--- Data block ---
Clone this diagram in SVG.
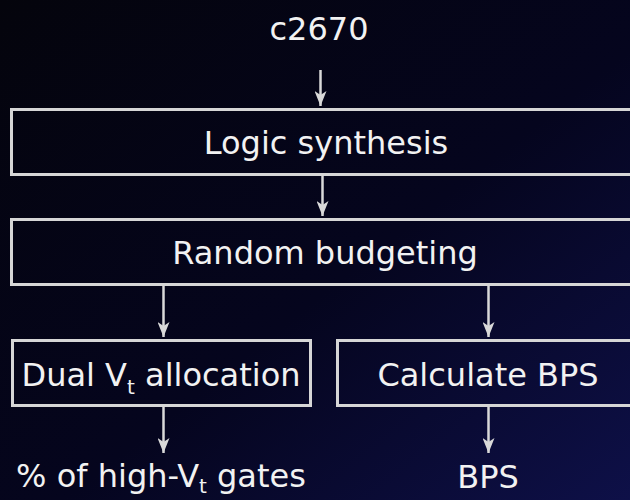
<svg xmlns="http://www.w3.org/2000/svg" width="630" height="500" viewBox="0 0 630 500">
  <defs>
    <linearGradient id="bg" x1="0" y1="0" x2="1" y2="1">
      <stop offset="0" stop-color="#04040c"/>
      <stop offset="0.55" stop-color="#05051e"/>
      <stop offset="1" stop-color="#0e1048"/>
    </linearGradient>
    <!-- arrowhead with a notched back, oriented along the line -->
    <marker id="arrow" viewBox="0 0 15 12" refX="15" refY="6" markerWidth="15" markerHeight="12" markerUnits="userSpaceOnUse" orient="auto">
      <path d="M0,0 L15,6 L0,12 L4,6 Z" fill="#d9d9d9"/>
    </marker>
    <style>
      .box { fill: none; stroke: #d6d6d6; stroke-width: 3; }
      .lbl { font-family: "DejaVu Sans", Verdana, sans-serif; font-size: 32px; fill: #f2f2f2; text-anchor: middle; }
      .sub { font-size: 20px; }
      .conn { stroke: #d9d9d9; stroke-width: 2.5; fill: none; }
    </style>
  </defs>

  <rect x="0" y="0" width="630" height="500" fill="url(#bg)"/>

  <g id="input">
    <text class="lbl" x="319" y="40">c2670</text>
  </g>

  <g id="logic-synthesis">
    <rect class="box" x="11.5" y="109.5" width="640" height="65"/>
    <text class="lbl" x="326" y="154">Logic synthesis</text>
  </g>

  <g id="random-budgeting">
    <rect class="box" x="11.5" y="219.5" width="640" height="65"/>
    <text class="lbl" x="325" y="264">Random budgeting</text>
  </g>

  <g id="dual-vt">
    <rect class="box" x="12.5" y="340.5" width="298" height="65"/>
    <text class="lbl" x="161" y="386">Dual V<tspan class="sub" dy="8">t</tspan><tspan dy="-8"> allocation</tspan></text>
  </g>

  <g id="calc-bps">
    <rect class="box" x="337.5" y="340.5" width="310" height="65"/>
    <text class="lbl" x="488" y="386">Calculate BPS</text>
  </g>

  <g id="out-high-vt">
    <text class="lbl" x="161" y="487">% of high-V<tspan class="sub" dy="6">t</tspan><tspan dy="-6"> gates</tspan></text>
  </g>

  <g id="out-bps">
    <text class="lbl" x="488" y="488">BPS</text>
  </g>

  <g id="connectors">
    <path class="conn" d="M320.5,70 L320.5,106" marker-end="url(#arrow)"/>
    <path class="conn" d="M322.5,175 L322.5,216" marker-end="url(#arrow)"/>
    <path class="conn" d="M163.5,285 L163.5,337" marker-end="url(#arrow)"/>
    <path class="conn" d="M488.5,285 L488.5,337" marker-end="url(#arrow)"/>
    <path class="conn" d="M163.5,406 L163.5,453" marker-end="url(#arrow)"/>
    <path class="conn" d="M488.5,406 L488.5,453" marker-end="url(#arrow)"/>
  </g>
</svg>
---
Required work:
Exactly as written, return every line of the listing, but not the pictures.

The output:
Clone this diagram in SVG.
<svg xmlns="http://www.w3.org/2000/svg" width="630" height="500" viewBox="0 0 630 500">
  <defs>
    <linearGradient id="bg" x1="0" y1="0" x2="1" y2="1">
      <stop offset="0" stop-color="#04040c"/>
      <stop offset="0.55" stop-color="#05051e"/>
      <stop offset="1" stop-color="#0e1048"/>
    </linearGradient>
    <!-- arrowhead with a notched back, oriented along the line -->
    <marker id="arrow" viewBox="0 0 15 12" refX="15" refY="6" markerWidth="15" markerHeight="12" markerUnits="userSpaceOnUse" orient="auto">
      <path d="M0,0 L15,6 L0,12 L4,6 Z" fill="#d9d9d9"/>
    </marker>
    <style>
      .box { fill: none; stroke: #d6d6d6; stroke-width: 3; }
      .lbl { font-family: "DejaVu Sans", Verdana, sans-serif; font-size: 32px; fill: #f2f2f2; text-anchor: middle; }
      .sub { font-size: 20px; }
      .conn { stroke: #d9d9d9; stroke-width: 2.5; fill: none; }
    </style>
  </defs>

  <rect x="0" y="0" width="630" height="500" fill="url(#bg)"/>

  <g id="input">
    <text class="lbl" x="319" y="40">c2670</text>
  </g>

  <g id="logic-synthesis">
    <rect class="box" x="11.5" y="109.5" width="640" height="65"/>
    <text class="lbl" x="326" y="154">Logic synthesis</text>
  </g>

  <g id="random-budgeting">
    <rect class="box" x="11.5" y="219.5" width="640" height="65"/>
    <text class="lbl" x="325" y="264">Random budgeting</text>
  </g>

  <g id="dual-vt">
    <rect class="box" x="12.5" y="340.5" width="298" height="65"/>
    <text class="lbl" x="161" y="386">Dual V<tspan class="sub" dy="8">t</tspan><tspan dy="-8"> allocation</tspan></text>
  </g>

  <g id="calc-bps">
    <rect class="box" x="337.5" y="340.5" width="310" height="65"/>
    <text class="lbl" x="488" y="386">Calculate BPS</text>
  </g>

  <g id="out-high-vt">
    <text class="lbl" x="161" y="487">% of high-V<tspan class="sub" dy="6">t</tspan><tspan dy="-6"> gates</tspan></text>
  </g>

  <g id="out-bps">
    <text class="lbl" x="488" y="488">BPS</text>
  </g>

  <g id="connectors">
    <path class="conn" d="M320.5,70 L320.5,106" marker-end="url(#arrow)"/>
    <path class="conn" d="M322.5,175 L322.5,216" marker-end="url(#arrow)"/>
    <path class="conn" d="M163.5,285 L163.5,337" marker-end="url(#arrow)"/>
    <path class="conn" d="M488.5,285 L488.5,337" marker-end="url(#arrow)"/>
    <path class="conn" d="M163.5,406 L163.5,453" marker-end="url(#arrow)"/>
    <path class="conn" d="M488.5,406 L488.5,453" marker-end="url(#arrow)"/>
  </g>
</svg>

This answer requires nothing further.